- Task statement
Write out, word for word, every line from the first one through the line that holds "plt.rcParams['mathtext.fontset'] = 'cm'", and nothing else; skip the pictures.

* BEGIN *

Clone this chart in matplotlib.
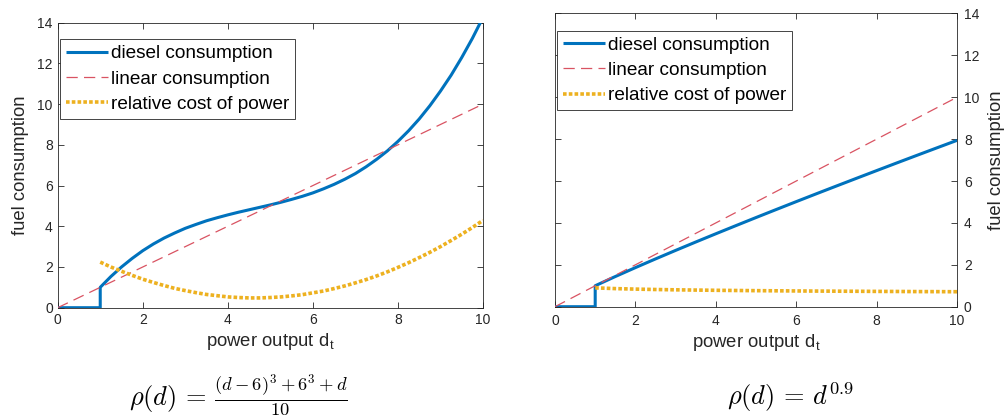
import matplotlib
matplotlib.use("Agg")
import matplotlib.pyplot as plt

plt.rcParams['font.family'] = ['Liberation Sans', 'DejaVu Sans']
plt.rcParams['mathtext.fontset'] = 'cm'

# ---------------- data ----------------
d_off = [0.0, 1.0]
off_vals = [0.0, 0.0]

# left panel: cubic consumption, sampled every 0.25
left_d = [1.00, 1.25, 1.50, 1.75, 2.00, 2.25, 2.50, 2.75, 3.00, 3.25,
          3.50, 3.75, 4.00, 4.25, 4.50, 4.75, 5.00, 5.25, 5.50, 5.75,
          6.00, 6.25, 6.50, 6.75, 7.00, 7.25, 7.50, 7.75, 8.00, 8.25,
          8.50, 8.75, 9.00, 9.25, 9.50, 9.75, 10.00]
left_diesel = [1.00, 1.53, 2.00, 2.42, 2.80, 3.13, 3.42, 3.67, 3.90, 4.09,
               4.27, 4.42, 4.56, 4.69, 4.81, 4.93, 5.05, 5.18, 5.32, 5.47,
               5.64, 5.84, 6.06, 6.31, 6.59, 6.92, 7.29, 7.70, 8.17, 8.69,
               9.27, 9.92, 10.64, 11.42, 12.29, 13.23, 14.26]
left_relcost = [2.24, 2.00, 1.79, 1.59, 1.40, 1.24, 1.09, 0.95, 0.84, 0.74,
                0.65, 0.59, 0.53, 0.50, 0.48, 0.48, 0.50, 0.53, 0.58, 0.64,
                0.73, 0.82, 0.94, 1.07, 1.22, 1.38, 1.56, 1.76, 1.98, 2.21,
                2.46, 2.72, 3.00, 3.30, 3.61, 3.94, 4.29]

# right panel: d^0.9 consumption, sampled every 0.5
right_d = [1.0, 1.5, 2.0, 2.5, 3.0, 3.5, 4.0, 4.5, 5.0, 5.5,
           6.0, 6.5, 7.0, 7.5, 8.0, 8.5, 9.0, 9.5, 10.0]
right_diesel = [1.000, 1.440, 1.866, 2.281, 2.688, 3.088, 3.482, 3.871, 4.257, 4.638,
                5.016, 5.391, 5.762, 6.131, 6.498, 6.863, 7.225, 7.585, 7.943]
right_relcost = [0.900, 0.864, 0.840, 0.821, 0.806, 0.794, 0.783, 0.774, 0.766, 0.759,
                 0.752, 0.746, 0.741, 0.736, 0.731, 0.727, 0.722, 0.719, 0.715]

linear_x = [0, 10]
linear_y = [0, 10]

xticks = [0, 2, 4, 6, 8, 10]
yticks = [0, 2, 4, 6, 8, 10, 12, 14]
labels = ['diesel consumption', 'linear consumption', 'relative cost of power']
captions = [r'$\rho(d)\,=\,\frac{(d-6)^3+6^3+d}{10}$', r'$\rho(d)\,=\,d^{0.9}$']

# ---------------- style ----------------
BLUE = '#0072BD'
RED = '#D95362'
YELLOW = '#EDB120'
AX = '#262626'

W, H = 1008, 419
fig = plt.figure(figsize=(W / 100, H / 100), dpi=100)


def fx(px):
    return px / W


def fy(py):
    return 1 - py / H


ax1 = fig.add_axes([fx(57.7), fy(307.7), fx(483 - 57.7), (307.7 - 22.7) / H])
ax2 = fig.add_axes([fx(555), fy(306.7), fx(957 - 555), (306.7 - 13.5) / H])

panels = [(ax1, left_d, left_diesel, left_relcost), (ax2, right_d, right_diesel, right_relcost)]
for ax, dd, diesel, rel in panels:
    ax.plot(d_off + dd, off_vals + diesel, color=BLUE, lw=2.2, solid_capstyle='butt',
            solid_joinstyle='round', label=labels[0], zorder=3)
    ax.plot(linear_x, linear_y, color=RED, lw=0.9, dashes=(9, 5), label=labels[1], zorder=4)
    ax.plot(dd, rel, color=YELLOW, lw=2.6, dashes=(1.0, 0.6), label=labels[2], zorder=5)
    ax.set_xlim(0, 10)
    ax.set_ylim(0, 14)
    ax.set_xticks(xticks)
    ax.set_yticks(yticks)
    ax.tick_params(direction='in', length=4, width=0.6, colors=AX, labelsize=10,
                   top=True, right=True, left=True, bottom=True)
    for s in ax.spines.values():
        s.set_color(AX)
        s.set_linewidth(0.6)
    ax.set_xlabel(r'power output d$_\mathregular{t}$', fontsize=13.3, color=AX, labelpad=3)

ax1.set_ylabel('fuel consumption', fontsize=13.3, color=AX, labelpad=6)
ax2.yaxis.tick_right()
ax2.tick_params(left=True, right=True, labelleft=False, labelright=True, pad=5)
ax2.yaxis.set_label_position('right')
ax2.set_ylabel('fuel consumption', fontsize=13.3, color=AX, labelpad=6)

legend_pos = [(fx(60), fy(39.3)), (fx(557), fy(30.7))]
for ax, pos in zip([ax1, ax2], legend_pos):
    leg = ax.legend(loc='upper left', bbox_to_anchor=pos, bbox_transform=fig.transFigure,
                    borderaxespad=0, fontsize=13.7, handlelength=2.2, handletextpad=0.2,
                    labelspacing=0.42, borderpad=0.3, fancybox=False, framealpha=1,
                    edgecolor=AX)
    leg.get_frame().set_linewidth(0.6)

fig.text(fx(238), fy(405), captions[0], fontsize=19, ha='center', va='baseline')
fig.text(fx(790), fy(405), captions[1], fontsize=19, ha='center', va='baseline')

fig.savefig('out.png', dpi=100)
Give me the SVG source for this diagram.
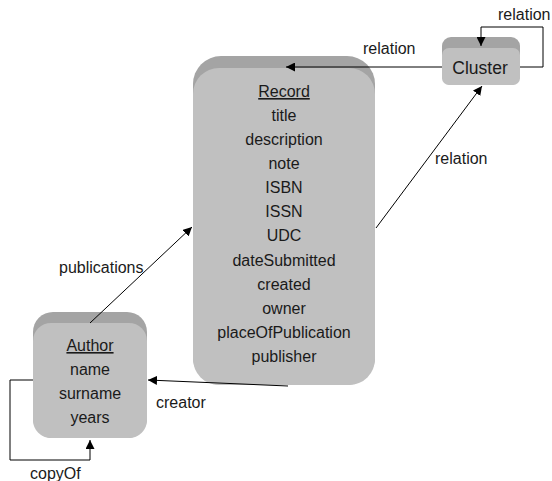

* END *

- Final result
Clone this chart in matplotlib.
import matplotlib
matplotlib.use("Agg")
import matplotlib.pyplot as plt

plt.rcParams['font.family'] = ['Liberation Sans', 'DejaVu Sans']
plt.rcParams['mathtext.fontset'] = 'cm'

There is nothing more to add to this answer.